Just some stuff about me.
Grapefruit Is One of the Weirdest Fruits on the Planet
Grapefruit is a mix between the pomelo—a base fruit—and a sweet orange, which itself is a hybrid of pomelo and mandarin.
The human body has mechanisms to break down stuff that ends up in the stomach. The one involved here is cytochrome P450, a group of enzymes that are tremendously important for converting various substances to inactive forms. Drugmakers factor this into their dosage formulation as they try to figure out what’s called the bioavailability of a drug, which is how much of a medication gets to your bloodstream after running the gauntlet of enzymes in your stomach.
Grapefruit has a high volume of compounds called furanocoumarins, which are designed to protect the fruit from fungal infections. When you ingest grapefruit, those furanocoumarins permanently take your cytochrome P450 enzymes offline. There’s no coming back. Grapefruit is powerful, and those cytochromes are donezo. So the body, when it encounters grapefruit, basically sighs, throws up its hands, and starts producing entirely new sets of cytochrome P450s. This can take over 12 hours.
This rather suddenly takes away one of the body’s main defense mechanisms. If you have a drug with 10 percent bioavailability, for example, the drugmakers, assuming you have intact cytochrome P450s, will prescribe you 10 times the amount of the drug you actually need, because so little will actually make it to your bloodstream. But in the presence of grapefruit, without those cytochrome P450s, you’re not getting 10 percent of that drug. You’re getting 100 percent. You’re overdosing.
Less than a single cup can be enough, and the effect doesn’t seem to change as long as you hit that minimum.

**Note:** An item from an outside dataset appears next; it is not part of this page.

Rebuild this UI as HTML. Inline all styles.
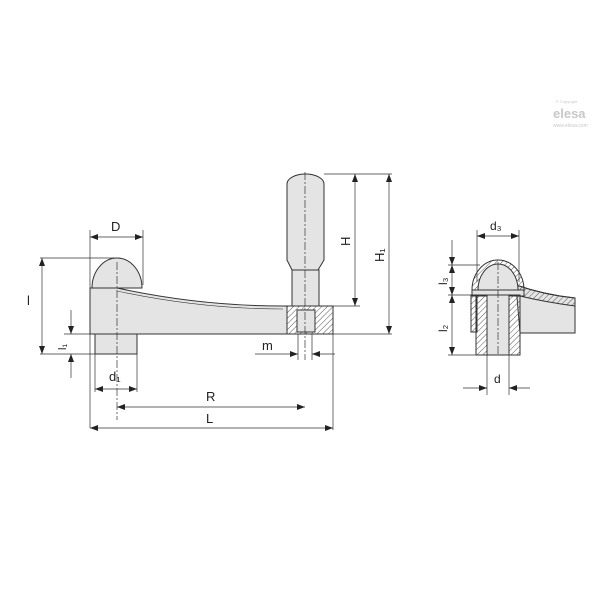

Here’s a brief and incomplete list of some of the medications that research indicates get screwed up by grapefruit:
Benzodiazepines (Xanax, Klonopin, and Valium) Amphetamines (Adderall and Ritalin) Anti-anxiety SSRIs (Zoloft and Paxil) Cholesterol-lowering statins (Lipitor and Crestor) Erectile-dysfunction drugs (Cialis and Viagra) Various over-the-counter meds (Tylenol, Allegra, and Prilosec) And about a hundred others.
This interaction, by the way, seems to affect all of the bitter citruses—the ones that inherited the telltale tang from the pomelo. Sour orange. Lime, too. But it’s unlikely that anyone would drink enough sour orange or lime juice to have this effect, given how sour it is. Grapefruit, on the other hand, is far more palatable in large doses.
there’s nothing inherently wrong with the fruit. There’s plenty of really helpful, healthy stuff in a grapefruit, especially vitamin C, which it has in spades.